-------- SUPPLIED MATERIAL
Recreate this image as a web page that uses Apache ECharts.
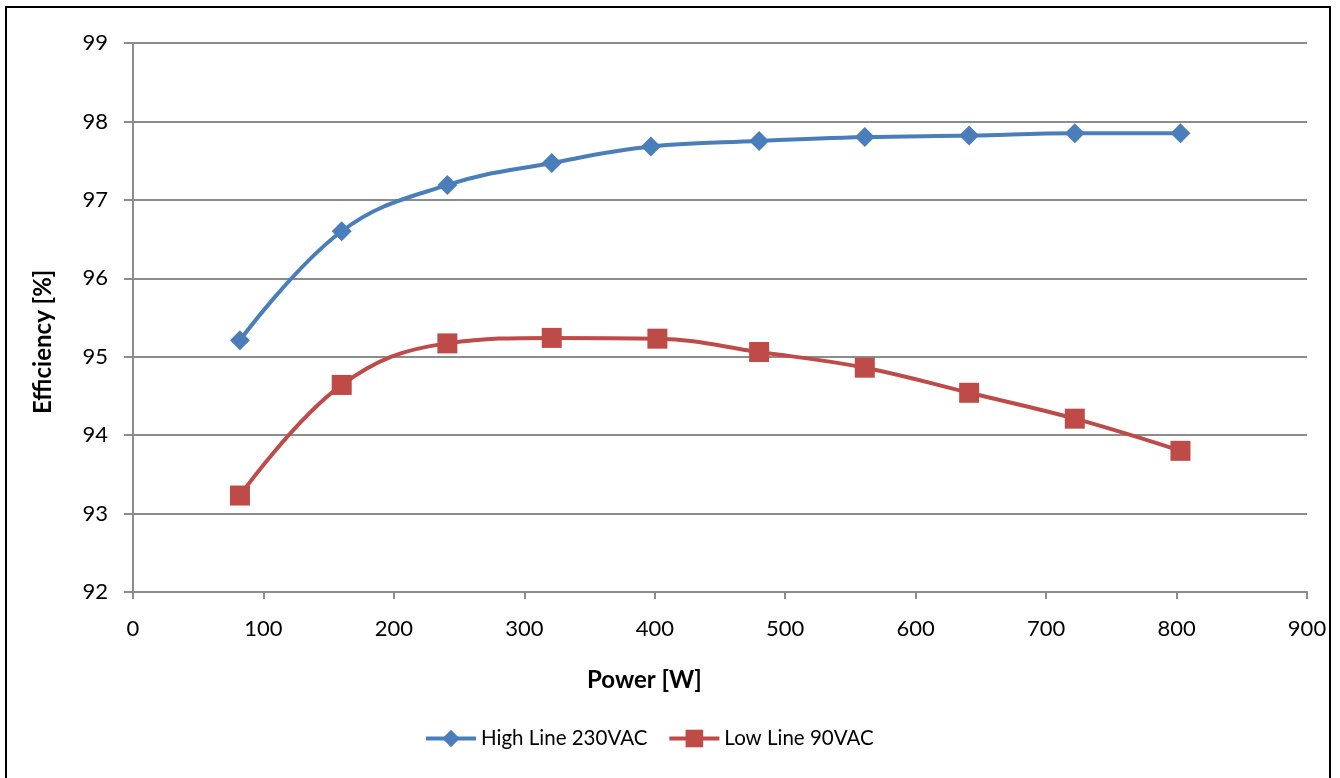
<!DOCTYPE html>
<html>
<head>
<meta charset="utf-8">
<script src="https://cdn.jsdelivr.net/npm/echarts@6/dist/echarts.min.js"></script>
<style>
  html, body { margin: 0; padding: 0; background: #fff; }
  #chart { width: 1340px; height: 778px; }
  .frame { position: absolute; left: 5px; top: 6px; width: 1322px; height: 800px; border: 2px solid #000; pointer-events: none; }
</style>
</head>
<body>
<div id="chart"></div>
<div class="frame"></div>
<script>
// efficiency vs output power
const highPower = [82, 160, 241, 321, 397, 480, 561, 641, 722, 803]
const highEff = [95.21, 96.6, 97.19, 97.47, 97.68, 97.75, 97.8, 97.82, 97.85, 97.85]
const lowPower = [82, 160, 241, 321, 402, 480, 561, 641, 722, 803]
const lowEff = [93.23, 94.64, 95.17, 95.24, 95.23, 95.06, 94.86, 94.54, 94.21, 93.8]
const seriesNames = ['High Line 230VAC', 'Low Line 90VAC']
const xTitle = 'Power [W]'
const yTitle = 'Efficiency [%]'

const font = 'Lato, "Open Sans", sans-serif'
const blue = '#4a7ebb'
const red = '#be4b48'
const gridColor = '#8c8c8c'

const chart = echarts.init(document.getElementById('chart'))

const option = {
  animation: false,
  textStyle: { fontFamily: font },
  grid: { left: 133, right: 33, top: 43, bottom: 186 },
  xAxis: {
    type: 'value',
    min: 0,
    max: 900,
    interval: 100,
    axisLine: { lineStyle: { color: gridColor, width: 2 } },
    axisTick: { show: true, length: 7, lineStyle: { color: gridColor, width: 2 } },
    axisLabel: { color: '#000', fontSize: 22, margin: 26, fontFamily: font },
    splitLine: { show: false },
  },
  yAxis: {
    type: 'value',
    min: 92,
    max: 99,
    interval: 1,
    axisLine: { show: true, lineStyle: { color: gridColor, width: 2 } },
    axisTick: { show: true, length: 9, lineStyle: { color: gridColor, width: 2 } },
    axisLabel: { color: '#000', fontSize: 22, margin: 25, fontFamily: font },
    splitLine: { lineStyle: { color: gridColor, width: 2 } },
  },
  legend: {
    bottom: 24,
    left: 419,
    itemWidth: 50,
    itemHeight: 22,
    itemGap: 20,
    lineStyle: { width: 4 },
    textStyle: { color: '#000', fontSize: 20.5, fontFamily: font },
    data: seriesNames,
  },
  graphic: [
    {
      type: 'text',
      left: 587,
      top: 668,
      style: { text: xTitle, font: 'bold 24px ' + font, fill: '#000' },
    },
    {
      type: 'text',
      rotation: Math.PI / 2,
      x: 31,
      y: 414,
      style: { text: yTitle, font: 'bold 24px ' + font, fill: '#000' },
    },
  ],
  series: [
    {
      name: seriesNames[0],
      type: 'line',
      smooth: 0.4,
      data: highPower.map((p, i) => [p, highEff[i]]),
      symbol: 'diamond',
      symbolSize: 20,
      lineStyle: { color: blue, width: 4 },
      itemStyle: { color: blue },
    },
    {
      name: seriesNames[1],
      type: 'line',
      smooth: 0.4,
      data: lowPower.map((p, i) => [p, lowEff[i]]),
      symbol: 'rect',
      symbolSize: 20,
      lineStyle: { color: red, width: 4 },
      itemStyle: { color: red },
    },
  ],
}

chart.setOption(option)
</script>
</body>
</html>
----------------
◆ DIRECTIONS
Without the pictures, return the listing above from its first line through the line that has "const yTitle = 'Efficiency [%]'".

◆ WRITTEN RESPONSE
Recreate this image as a web page that uses Apache ECharts.
<!DOCTYPE html>
<html>
<head>
<meta charset="utf-8">
<script src="https://cdn.jsdelivr.net/npm/echarts@6/dist/echarts.min.js"></script>
<style>
  html, body { margin: 0; padding: 0; background: #fff; }
  #chart { width: 1340px; height: 778px; }
  .frame { position: absolute; left: 5px; top: 6px; width: 1322px; height: 800px; border: 2px solid #000; pointer-events: none; }
</style>
</head>
<body>
<div id="chart"></div>
<div class="frame"></div>
<script>
// efficiency vs output power
const highPower = [82, 160, 241, 321, 397, 480, 561, 641, 722, 803]
const highEff = [95.21, 96.6, 97.19, 97.47, 97.68, 97.75, 97.8, 97.82, 97.85, 97.85]
const lowPower = [82, 160, 241, 321, 402, 480, 561, 641, 722, 803]
const lowEff = [93.23, 94.64, 95.17, 95.24, 95.23, 95.06, 94.86, 94.54, 94.21, 93.8]
const seriesNames = ['High Line 230VAC', 'Low Line 90VAC']
const xTitle = 'Power [W]'
const yTitle = 'Efficiency [%]'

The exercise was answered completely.